When a player develops strong awareness habits, the game begins to feel noticeably different. Instead of reacting late, they start processing information earlier. They recognize pressure before it arrives, identify passing options sooner, and understand how space is evolving. This allows them to make decisions with more control rather than reacting under stress. As a result, their execution becomes cleaner, and their confidence begins to grow naturally.
This shift does more than improve performance. It has a direct impact on safety as well. Many dangerous situations in hockey occur when players are unaware of their surroundings. A player looking down at the puck becomes vulnerable because they lose the ability to anticipate contact or adjust their positioning. When awareness improves, those situations happen far less often. Players instinctively place themselves in safer positions because they are reading the play earlier.
The challenge is that awareness is extremely difficult to develop if training environments do not demand it. Traditional drills often focus on repetition in controlled, predictable patterns. Players skate in straight lines, stickhandle through cones, and run set passing sequences that do not vary. While these drills can build certain fundamentals, they do very little to develop a player’s ability to read and react.
In many cases, a player can complete an entire drill without ever lifting their head. That may look clean from a technical standpoint, but it creates a disconnect between practice and real game situations. In a game, there is constant pressure, limited space, and changing information. If a player has not trained in an environment that requires awareness, they will struggle when those elements are introduced.
To truly develop head up habits, training has to evolve beyond predictable patterns. Drills need to include elements that force players to gather information and make decisions. This can be done in simple ways, but it has to be intentional. When space is reduced, time is limited, and obstacles are introduced, the player is forced to scan and process.
This is where more realistic training tools and setups become valuable. When an obstacle represents a defender rather than an abstract marker, the player’s behavior changes. They no longer move automatically through the drill. They begin to read, adjust, and choose their actions based on the situation in front of them. That shift is where development actually occurs.

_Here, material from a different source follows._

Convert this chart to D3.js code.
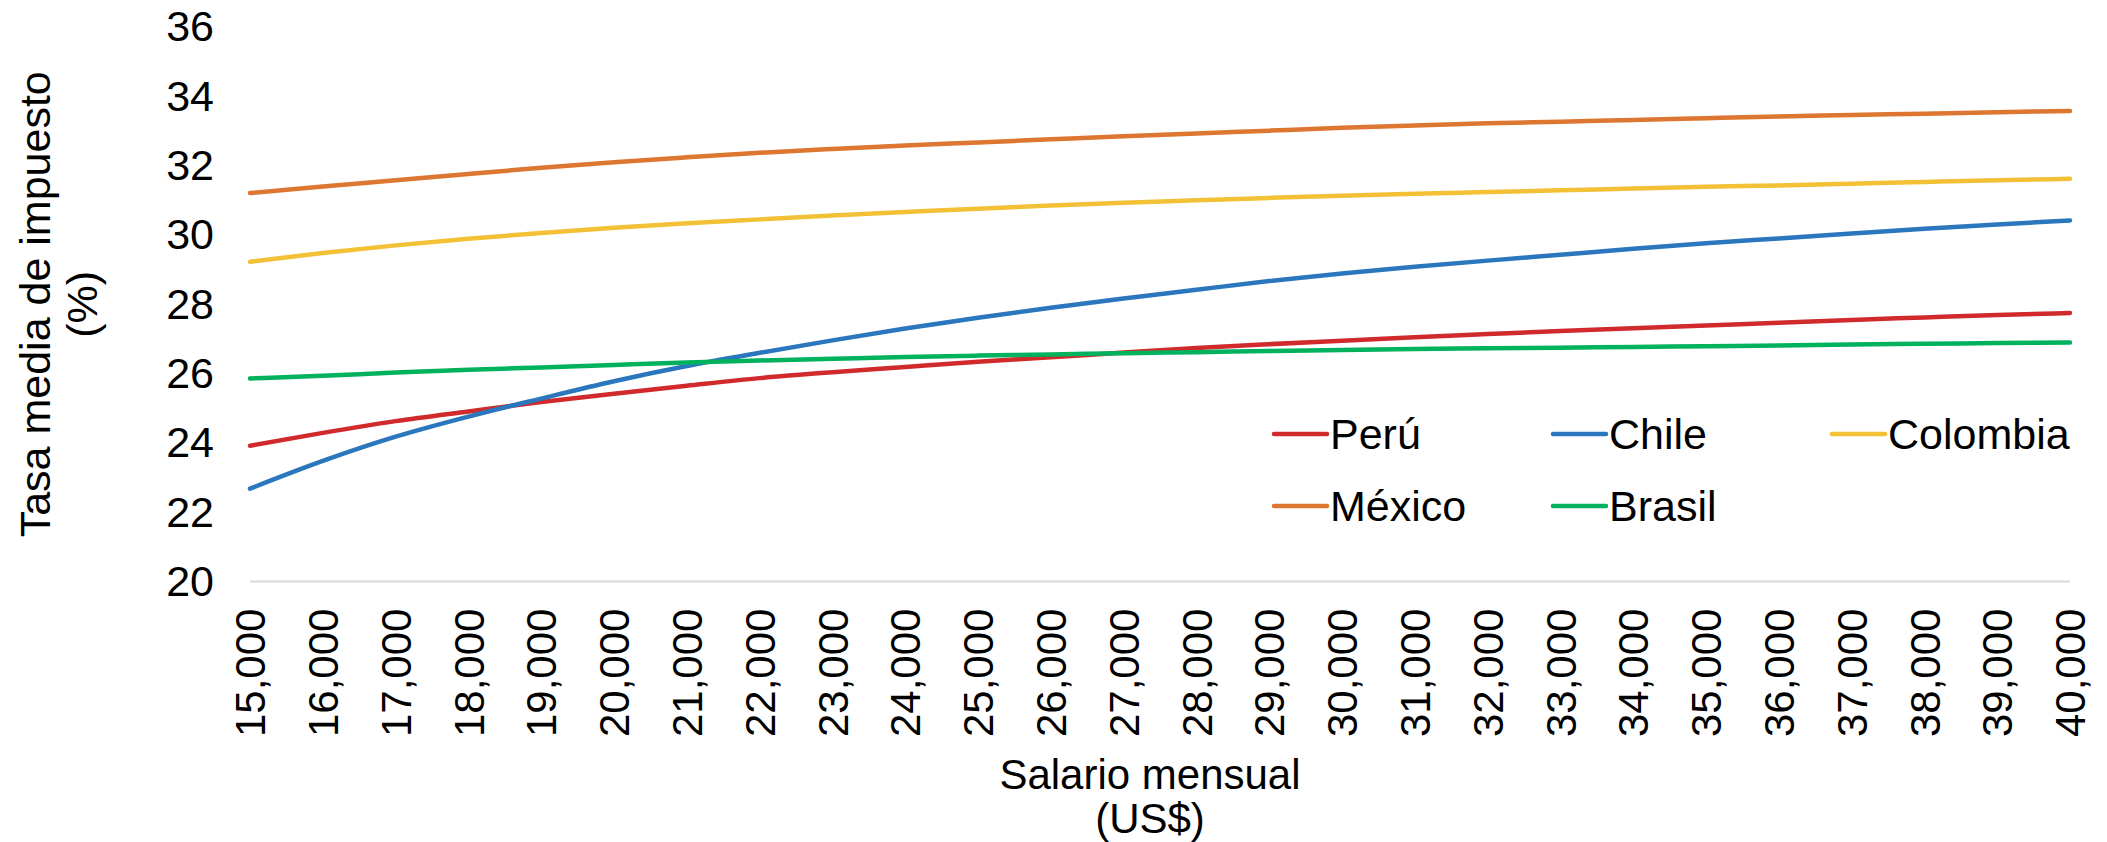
<!DOCTYPE html>
<html>
<head>
<meta charset="utf-8">
<script src="https://cdn.jsdelivr.net/npm/d3@7"></script>
<style>
  html, body { margin: 0; padding: 0; background: #fff; }
  svg { display: block; }
  text { font-family: "Liberation Sans", Arial, sans-serif; fill: #000; }
</style>
</head>
<body>
<svg id="chart" width="2107" height="842"></svg>
<script>
const salarios = [15000,16000,17000,18000,19000,20000,21000,22000,23000,24000,25000,26000,27000,28000,29000,30000,31000,32000,33000,34000,35000,36000,37000,38000,39000,40000];
const yTicks = [20,22,24,26,28,30,32,34,36];

const peru    = [23.92,24.29,24.63,24.91,25.18,25.42,25.65,25.87,26.04,26.19,26.34,26.47,26.61,26.74,26.85,26.95,27.05,27.14,27.23,27.31,27.39,27.47,27.55,27.62,27.69,27.75];
const chile   = [22.68,23.48,24.18,24.76,25.28,25.78,26.22,26.60,26.96,27.30,27.61,27.90,28.17,28.42,28.67,28.89,29.08,29.26,29.43,29.60,29.76,29.90,30.04,30.18,30.30,30.42];
const colombia= [29.23,29.48,29.70,29.89,30.06,30.21,30.34,30.45,30.56,30.66,30.76,30.85,30.93,31.00,31.07,31.13,31.19,31.24,31.29,31.34,31.39,31.43,31.48,31.53,31.58,31.62];
const mexico  = [31.21,31.40,31.58,31.76,31.94,32.10,32.24,32.37,32.48,32.58,32.67,32.76,32.85,32.93,33.01,33.09,33.16,33.22,33.27,33.32,33.37,33.42,33.46,33.50,33.54,33.58];
const brasil  = [25.86,25.94,26.03,26.11,26.18,26.25,26.32,26.38,26.43,26.48,26.52,26.55,26.59,26.62,26.65,26.68,26.71,26.73,26.75,26.77,26.79,26.81,26.84,26.86,26.88,26.90];

const seriesNames  = ["Perú","Chile","Colombia","México","Brasil"];
const seriesValues = [peru, chile, colombia, mexico, brasil];
const seriesColors = ["#D12A2C","#2A77BE","#F2C136","#DD7630","#00B15E"];

const svg = d3.select("#chart");
const FS = 42;
const plotLeft = 250, plotRight = 2070, plotTop = 27, plotBottom = 581.6;

const x = d3.scaleLinear().domain([15000, 40000]).range([plotLeft, plotRight]);
const y = d3.scaleLinear().domain([20, 36]).range([plotBottom, plotTop]);

// baseline gridline
svg.append("line")
  .attr("x1", plotLeft).attr("x2", plotRight)
  .attr("y1", y(20)).attr("y2", y(20))
  .attr("stroke", "#d9d9d9").attr("stroke-width", 2);

// y axis
const yAxis = svg.append("g")
  .attr("transform", `translate(${plotLeft},0)`)
  .call(d3.axisLeft(y).tickValues(yTicks).tickSize(0).tickPadding(36).tickFormat(d3.format("d")));
yAxis.select(".domain").remove();
yAxis.selectAll("text").attr("font-size", 43).attr("fill", "#000").style("font-family", '"Liberation Sans", Arial, sans-serif');

// x axis
const xAxis = svg.append("g")
  .attr("transform", `translate(0,${plotBottom})`)
  .call(d3.axisBottom(x).tickValues(salarios).tickSize(0).tickFormat(d3.format(",")));
xAxis.select(".domain").remove();
xAxis.selectAll("text")
  .attr("font-size", FS)
  .attr("fill", "#000")
  .style("font-family", '"Liberation Sans", Arial, sans-serif')
  .attr("text-anchor", "end")
  .attr("transform", "rotate(-90)")
  .attr("x", -27).attr("y", 0).attr("dy", "0.35em");

// lines
const line = d3.line()
  .x((d, i) => x(salarios[i]))
  .y(d => y(d))
  .curve(d3.curveMonotoneX);

seriesValues.forEach((vals, i) => {
  svg.append("path")
    .datum(vals)
    .attr("fill", "none")
    .attr("stroke", seriesColors[i])
    .attr("stroke-width", 4.5)
    .attr("stroke-linecap", "round")
    .attr("stroke-linejoin", "round")
    .attr("d", line);
});

// legend
const legX = [1272, 1551, 1830];
const legY = [434, 506];
seriesNames.forEach((name, i) => {
  const cx = legX[i % 3], cy = legY[Math.floor(i / 3)];
  const g = svg.append("g");
  g.append("line")
    .attr("x1", cx + 2).attr("x2", cx + 55)
    .attr("y1", cy).attr("y2", cy)
    .attr("stroke", seriesColors[i]).attr("stroke-width", 4.5)
    .attr("stroke-linecap", "round");
  g.append("text")
    .attr("x", cx + 58).attr("y", cy).attr("dy", "0.35em")
    .attr("font-size", 43)
    .text(name);
});

// y axis title
const yt = svg.append("text")
  .attr("transform", `translate(50,${(plotTop + plotBottom) / 2}) rotate(-90)`)
  .attr("text-anchor", "middle")
  .attr("font-size", 43);
yt.append("tspan").attr("x", 0).attr("y", 0).text("Tasa media de impuesto");
yt.append("tspan").attr("x", 0).attr("y", 47).text("(%)");

// x axis title
const xt = svg.append("text")
  .attr("text-anchor", "middle")
  .attr("font-size", FS);
xt.append("tspan").attr("x", 1150).attr("y", 789).text("Salario mensual");
xt.append("tspan").attr("x", 1150).attr("y", 833).text("(US$)");
</script>
</body>
</html>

Even small changes can create meaningful results. Adding a stationary obstacle to a puck handling drill forces a decision about route and timing. Requiring players to check over their shoulder before receiving a pass builds a habit of scanning. Introducing pressure from different angles forces quicker processing. These adjustments do not complicate the drill, but they completely change what the player is learning.
Over time, players who train in this type of environment start to carry those habits into games. They are not caught off guard as often because they expect pressure. They play with more control because they recognize options earlier. As their awareness improves, so does their ability to execute consistently under real conditions.
This is where confidence begins to build in a meaningful way. It is not based on encouragement or external motivation, but on preparation. Players trust themselves because they have experienced similar situations repeatedly in training. They are no longer guessing or reacting blindly.
Head up hockey is not about eliminating mistakes entirely. Every player will make errors as the speed of the game increases. The goal is to reduce the number of situations where players are surprised, late, or out of position. When awareness improves, mistakes become less frequent and less dangerous.
If the goal is to develop players who are not only skilled, but also composed and safe, awareness has to be treated as a priority. It cannot remain a repeated phrase with no structure behind it. It needs to be built into how players train every day.
Because once a player truly learns to play with their head up, the rest of their game starts to come together in a way that is both more effective and more controlled.